Here's What Others Have to Say
Truth is a central, unifying, element of this work: The author follows her description of the Native American Medicine Wheel and its four compass directions, with her exposition of “Flowers: The Medicine Wheel of Truth”. To actualize that latter wheel, she carved out a circular space from her lawn and in it, created a real meadow, that spawned “wild” plants and flowers. Among those were thirteen plants and flowers–plantains, wild strawberries, dandelions among them– that she assigned, respectively, to the thirteen places on the wheel. To do that, she communed with wisdom imparted to her from the plants themselves. About this, she says: “I followed my heart and created this meadow with nature”. She emphasizes our role as co-creators with nature.
Each plant (and space on the wheel) represented an aspect of the Truth: Learning the Truth; Speaking the Truth; and so on. For each such aspect of truth, she goes into some depth, using real stories and examples from everyday life, in her exposition of that aspect of Truth. It is
also a gentle call for us to live the truth in it its many aspects, in our own lives.
Along her way of delving into the various aspects of our living each truth, she includes what amounts to a mini-course on the medicinal benefits of these plants. In this she draws on knowledge gained from her academic degrees in Nursing and Nutrition Science, and her experience associated with teaching Holistic Health Studies and Nutrition Science at both university and college levels.
I was struck on more than a few occasions at some of the (to me) surprising information I learned about various plants, that evoked in me a paradigm shift. As, for example, with the ubiquitous dandelions and poison ivy. This book is full of delightful surprises.
The four main themes of “At The Garden’s Gate”–The Medicine Wheel; the meadow; Flowers: The Medicine Wheel of Plants; and the author’s personal life’s journey during her years with the meadow–are deftly woven together with sensitivity, reverence for the body and spirit of nature and of ourselves, and with candid highlights of some aspects of the author’s self-knowledge gained along the way of her life’s journey.

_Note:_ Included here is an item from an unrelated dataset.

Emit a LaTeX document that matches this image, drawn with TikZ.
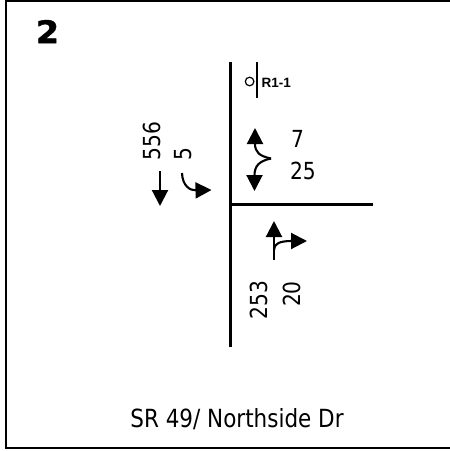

“At The Garden’s Gate” is a highly sensitive, honest, informative, clearly-written, and inspiring portrait of the author’s seeking quest to deeply understand, gain wisdom from, and apply to her own life, lessons learned from tuning into an intuitive, intimate relationship with nature. It is guided, in part, by Native American teachings (The Medicine Wheel) which the author mentions corresponds in some ways to similar lessons gleaned from eastern philosophies.
The author’s love and reverence for nature and for our own lives is infectious. This book, though profound, is enjoyable and easy to read. I highly recommend it to all.